Problem statement → Print the material below exactly as it stands, please, from its first line to the line holding "from matplotlib.colors import", with no pictures.
** Begin Given data **
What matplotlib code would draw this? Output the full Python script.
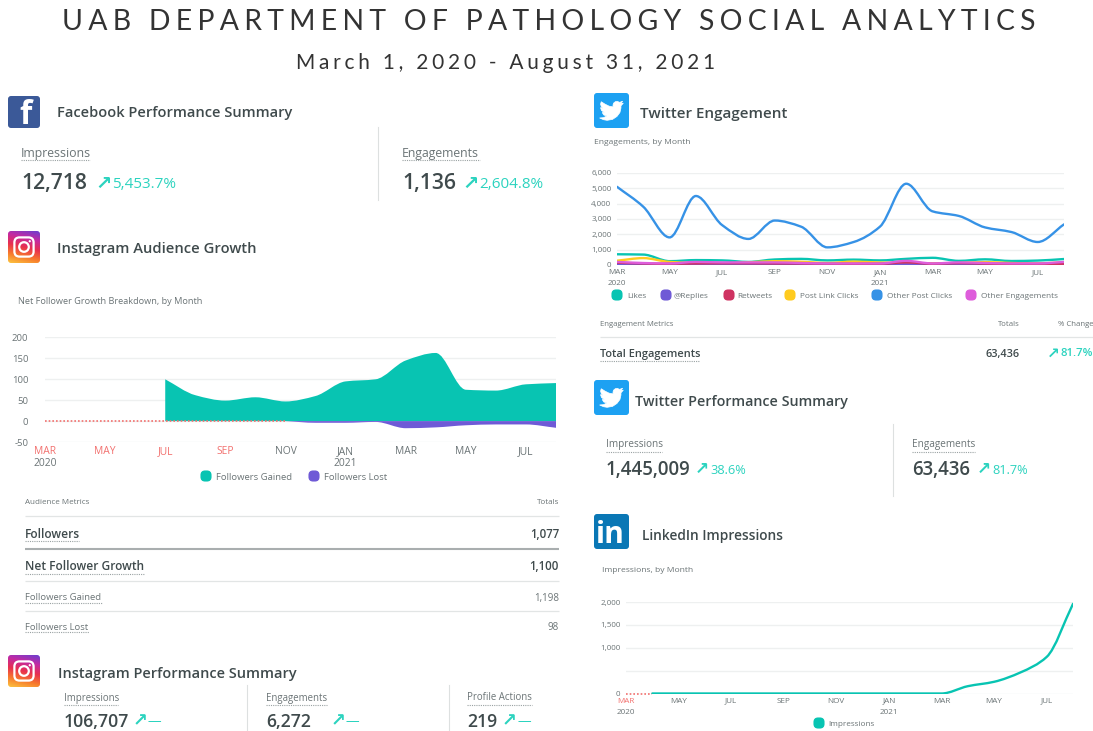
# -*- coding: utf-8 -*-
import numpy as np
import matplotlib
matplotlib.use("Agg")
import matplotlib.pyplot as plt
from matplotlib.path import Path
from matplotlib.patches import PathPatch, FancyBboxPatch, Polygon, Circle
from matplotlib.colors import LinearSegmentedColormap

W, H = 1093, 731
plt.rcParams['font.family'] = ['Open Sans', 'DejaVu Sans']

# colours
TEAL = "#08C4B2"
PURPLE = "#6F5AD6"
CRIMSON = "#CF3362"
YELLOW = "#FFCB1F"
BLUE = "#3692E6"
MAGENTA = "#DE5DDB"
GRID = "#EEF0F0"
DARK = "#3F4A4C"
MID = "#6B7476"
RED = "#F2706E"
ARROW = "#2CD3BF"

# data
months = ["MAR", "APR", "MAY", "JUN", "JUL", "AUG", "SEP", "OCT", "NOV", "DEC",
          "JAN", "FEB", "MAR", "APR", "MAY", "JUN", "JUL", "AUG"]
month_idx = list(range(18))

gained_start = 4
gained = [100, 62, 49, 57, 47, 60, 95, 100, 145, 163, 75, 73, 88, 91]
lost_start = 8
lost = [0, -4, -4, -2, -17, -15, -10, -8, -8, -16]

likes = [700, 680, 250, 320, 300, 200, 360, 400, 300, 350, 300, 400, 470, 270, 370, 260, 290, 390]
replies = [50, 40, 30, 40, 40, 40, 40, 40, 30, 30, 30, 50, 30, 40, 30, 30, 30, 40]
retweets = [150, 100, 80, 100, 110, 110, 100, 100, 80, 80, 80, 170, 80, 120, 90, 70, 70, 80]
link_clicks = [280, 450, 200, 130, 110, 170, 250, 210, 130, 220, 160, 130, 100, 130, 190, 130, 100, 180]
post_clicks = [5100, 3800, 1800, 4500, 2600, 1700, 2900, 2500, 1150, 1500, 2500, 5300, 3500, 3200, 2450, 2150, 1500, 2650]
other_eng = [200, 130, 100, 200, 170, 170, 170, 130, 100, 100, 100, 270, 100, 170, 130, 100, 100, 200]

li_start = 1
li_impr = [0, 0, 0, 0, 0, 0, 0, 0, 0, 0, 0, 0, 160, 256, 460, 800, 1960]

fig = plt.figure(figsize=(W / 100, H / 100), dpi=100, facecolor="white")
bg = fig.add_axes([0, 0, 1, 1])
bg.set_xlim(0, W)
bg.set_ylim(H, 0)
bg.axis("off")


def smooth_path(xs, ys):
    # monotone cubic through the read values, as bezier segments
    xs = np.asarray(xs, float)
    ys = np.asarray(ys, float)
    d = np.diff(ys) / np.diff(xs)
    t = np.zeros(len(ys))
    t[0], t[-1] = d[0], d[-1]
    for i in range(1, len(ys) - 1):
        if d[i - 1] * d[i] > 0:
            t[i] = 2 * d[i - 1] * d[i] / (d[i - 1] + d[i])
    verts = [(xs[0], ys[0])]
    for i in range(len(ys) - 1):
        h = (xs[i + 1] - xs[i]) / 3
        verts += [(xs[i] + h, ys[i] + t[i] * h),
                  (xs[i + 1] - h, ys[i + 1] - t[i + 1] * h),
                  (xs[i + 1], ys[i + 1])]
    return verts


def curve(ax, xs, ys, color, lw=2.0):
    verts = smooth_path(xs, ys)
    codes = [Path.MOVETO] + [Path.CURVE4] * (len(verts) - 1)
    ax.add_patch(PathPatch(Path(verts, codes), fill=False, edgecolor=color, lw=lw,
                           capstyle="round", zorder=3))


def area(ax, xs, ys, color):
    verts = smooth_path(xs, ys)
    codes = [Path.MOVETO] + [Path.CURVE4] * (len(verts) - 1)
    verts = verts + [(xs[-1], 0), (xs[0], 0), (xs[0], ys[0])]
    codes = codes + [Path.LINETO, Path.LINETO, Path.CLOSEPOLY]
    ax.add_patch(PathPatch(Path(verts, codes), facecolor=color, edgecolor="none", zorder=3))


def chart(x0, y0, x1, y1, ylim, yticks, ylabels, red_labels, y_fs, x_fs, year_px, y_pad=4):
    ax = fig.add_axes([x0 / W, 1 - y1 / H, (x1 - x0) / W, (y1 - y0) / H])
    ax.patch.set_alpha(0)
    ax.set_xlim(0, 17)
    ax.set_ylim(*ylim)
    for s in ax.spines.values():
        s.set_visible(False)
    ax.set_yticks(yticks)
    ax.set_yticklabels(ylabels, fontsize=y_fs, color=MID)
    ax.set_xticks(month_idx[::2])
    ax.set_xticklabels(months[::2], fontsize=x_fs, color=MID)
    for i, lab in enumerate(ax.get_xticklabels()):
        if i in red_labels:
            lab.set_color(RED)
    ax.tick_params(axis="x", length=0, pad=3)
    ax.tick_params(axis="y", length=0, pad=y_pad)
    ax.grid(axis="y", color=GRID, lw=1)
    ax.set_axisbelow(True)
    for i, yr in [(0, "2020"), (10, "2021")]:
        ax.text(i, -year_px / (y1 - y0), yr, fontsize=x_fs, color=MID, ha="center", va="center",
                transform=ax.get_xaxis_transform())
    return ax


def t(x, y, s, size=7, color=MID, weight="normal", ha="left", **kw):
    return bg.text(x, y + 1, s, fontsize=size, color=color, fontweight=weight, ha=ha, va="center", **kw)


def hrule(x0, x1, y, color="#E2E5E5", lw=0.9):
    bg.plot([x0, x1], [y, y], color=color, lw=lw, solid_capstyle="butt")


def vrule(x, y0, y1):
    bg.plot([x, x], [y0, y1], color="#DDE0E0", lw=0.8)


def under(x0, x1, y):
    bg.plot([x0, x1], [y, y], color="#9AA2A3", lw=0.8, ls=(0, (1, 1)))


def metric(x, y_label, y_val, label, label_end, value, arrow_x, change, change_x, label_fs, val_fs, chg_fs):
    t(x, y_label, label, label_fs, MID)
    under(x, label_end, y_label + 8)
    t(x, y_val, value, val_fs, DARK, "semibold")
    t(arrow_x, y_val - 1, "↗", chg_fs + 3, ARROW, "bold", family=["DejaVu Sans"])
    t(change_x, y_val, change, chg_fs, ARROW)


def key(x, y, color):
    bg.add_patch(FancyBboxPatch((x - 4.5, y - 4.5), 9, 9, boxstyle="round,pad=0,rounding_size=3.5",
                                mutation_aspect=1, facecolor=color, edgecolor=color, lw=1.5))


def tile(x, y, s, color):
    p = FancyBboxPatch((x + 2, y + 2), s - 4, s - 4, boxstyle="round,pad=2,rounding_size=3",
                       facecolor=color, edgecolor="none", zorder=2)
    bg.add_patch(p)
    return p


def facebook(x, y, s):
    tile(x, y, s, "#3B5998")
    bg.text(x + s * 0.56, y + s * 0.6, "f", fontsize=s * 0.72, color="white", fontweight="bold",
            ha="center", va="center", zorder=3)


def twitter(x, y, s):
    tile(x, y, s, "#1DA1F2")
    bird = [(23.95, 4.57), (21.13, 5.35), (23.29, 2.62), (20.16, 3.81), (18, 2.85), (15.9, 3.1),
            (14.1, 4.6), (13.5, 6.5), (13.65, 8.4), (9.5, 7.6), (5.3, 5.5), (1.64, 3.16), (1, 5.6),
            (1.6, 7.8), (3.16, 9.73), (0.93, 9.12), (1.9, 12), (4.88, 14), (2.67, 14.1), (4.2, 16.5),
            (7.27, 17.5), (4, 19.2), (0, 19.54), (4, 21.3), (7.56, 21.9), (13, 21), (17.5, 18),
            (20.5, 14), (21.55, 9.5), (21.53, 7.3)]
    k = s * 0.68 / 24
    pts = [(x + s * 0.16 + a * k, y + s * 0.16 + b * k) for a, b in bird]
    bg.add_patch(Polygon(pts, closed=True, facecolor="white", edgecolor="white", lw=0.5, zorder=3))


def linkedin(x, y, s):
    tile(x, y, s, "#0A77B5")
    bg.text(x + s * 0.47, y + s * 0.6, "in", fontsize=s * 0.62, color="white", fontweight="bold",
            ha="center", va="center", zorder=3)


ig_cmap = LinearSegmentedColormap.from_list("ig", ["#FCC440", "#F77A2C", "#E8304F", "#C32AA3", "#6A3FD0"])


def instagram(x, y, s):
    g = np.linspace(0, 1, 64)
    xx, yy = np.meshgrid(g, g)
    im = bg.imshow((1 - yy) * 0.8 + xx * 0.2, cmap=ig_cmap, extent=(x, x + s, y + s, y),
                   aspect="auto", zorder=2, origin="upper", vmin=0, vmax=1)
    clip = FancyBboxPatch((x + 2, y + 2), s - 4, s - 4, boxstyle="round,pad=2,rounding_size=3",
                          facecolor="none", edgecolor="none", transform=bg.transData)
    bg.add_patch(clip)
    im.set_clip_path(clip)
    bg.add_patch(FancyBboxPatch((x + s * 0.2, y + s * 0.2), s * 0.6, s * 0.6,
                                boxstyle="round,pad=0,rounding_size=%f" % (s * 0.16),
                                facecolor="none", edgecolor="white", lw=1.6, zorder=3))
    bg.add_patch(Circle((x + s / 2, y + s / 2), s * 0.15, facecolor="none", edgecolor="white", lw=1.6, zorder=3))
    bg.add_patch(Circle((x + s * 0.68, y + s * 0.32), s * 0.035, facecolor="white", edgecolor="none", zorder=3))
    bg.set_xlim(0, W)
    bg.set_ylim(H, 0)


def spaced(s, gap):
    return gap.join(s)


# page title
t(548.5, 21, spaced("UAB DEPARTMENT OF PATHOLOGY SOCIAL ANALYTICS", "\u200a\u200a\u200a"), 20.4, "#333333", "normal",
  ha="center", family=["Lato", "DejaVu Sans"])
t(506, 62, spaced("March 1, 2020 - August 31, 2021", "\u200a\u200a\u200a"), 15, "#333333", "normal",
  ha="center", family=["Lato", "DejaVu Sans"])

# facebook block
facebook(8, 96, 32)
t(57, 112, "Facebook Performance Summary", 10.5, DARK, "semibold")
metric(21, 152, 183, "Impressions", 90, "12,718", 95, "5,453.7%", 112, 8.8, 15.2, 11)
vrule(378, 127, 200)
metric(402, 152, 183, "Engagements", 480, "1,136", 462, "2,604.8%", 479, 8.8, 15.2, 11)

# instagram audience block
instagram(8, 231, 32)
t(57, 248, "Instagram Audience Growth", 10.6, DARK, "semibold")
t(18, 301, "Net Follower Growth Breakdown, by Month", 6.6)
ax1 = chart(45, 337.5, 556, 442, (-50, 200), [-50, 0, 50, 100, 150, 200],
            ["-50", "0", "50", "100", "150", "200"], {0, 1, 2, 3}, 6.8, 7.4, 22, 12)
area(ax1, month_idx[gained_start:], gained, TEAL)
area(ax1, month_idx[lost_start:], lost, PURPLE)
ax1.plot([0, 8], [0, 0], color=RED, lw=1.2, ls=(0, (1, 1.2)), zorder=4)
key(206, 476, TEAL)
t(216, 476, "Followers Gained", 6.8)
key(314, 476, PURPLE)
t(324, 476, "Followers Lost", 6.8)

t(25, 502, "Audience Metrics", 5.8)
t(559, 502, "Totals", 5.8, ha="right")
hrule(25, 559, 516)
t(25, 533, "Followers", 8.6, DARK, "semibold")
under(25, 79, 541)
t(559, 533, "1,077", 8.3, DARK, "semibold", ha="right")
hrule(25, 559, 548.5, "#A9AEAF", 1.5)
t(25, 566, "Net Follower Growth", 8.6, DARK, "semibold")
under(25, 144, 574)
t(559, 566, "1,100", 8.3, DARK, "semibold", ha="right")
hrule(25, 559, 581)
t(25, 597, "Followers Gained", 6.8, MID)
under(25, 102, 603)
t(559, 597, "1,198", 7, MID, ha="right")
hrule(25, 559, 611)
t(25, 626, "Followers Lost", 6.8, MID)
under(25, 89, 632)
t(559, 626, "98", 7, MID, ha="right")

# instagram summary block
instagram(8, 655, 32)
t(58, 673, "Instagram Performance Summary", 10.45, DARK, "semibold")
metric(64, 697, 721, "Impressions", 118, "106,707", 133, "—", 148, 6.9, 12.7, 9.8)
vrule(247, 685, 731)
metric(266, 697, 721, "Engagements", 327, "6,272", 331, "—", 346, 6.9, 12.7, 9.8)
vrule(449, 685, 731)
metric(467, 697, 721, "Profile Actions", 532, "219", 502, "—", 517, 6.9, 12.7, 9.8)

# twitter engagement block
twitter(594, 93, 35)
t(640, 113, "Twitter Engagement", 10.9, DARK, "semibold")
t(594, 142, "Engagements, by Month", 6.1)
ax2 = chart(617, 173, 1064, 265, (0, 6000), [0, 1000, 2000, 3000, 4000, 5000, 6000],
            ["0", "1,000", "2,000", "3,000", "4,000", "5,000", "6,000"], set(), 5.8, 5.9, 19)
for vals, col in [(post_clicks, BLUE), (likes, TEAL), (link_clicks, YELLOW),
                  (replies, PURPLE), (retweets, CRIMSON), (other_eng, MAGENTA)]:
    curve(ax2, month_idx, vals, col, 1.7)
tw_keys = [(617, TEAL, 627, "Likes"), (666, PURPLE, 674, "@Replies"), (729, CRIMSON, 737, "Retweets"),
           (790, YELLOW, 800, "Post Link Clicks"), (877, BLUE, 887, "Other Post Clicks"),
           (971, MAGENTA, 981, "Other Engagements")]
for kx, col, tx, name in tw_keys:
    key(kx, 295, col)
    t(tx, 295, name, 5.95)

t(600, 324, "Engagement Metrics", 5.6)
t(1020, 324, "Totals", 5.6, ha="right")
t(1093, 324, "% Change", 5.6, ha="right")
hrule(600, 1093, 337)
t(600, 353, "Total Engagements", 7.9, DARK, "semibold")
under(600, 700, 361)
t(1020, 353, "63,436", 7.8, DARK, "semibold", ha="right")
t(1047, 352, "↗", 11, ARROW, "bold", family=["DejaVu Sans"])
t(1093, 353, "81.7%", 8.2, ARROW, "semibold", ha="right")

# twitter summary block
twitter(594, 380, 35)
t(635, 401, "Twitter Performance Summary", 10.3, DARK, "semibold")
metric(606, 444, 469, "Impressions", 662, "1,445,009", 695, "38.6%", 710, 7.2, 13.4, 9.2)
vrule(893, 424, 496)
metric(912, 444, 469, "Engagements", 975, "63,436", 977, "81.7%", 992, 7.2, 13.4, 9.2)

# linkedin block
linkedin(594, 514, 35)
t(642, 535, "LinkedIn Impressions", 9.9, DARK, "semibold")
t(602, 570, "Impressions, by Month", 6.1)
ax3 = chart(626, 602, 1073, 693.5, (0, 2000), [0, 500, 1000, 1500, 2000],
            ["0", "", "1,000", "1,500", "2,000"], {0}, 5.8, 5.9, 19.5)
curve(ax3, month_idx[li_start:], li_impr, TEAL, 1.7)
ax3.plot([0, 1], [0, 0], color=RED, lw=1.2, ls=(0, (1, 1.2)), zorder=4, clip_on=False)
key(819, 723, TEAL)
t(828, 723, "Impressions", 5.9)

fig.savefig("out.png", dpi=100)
** End Given data **
Answer in full →
What matplotlib code would draw this? Output the full Python script.
# -*- coding: utf-8 -*-
import numpy as np
import matplotlib
matplotlib.use("Agg")
import matplotlib.pyplot as plt
from matplotlib.path import Path
from matplotlib.patches import PathPatch, FancyBboxPatch, Polygon, Circle
from matplotlib.colors import LinearSegmentedColormap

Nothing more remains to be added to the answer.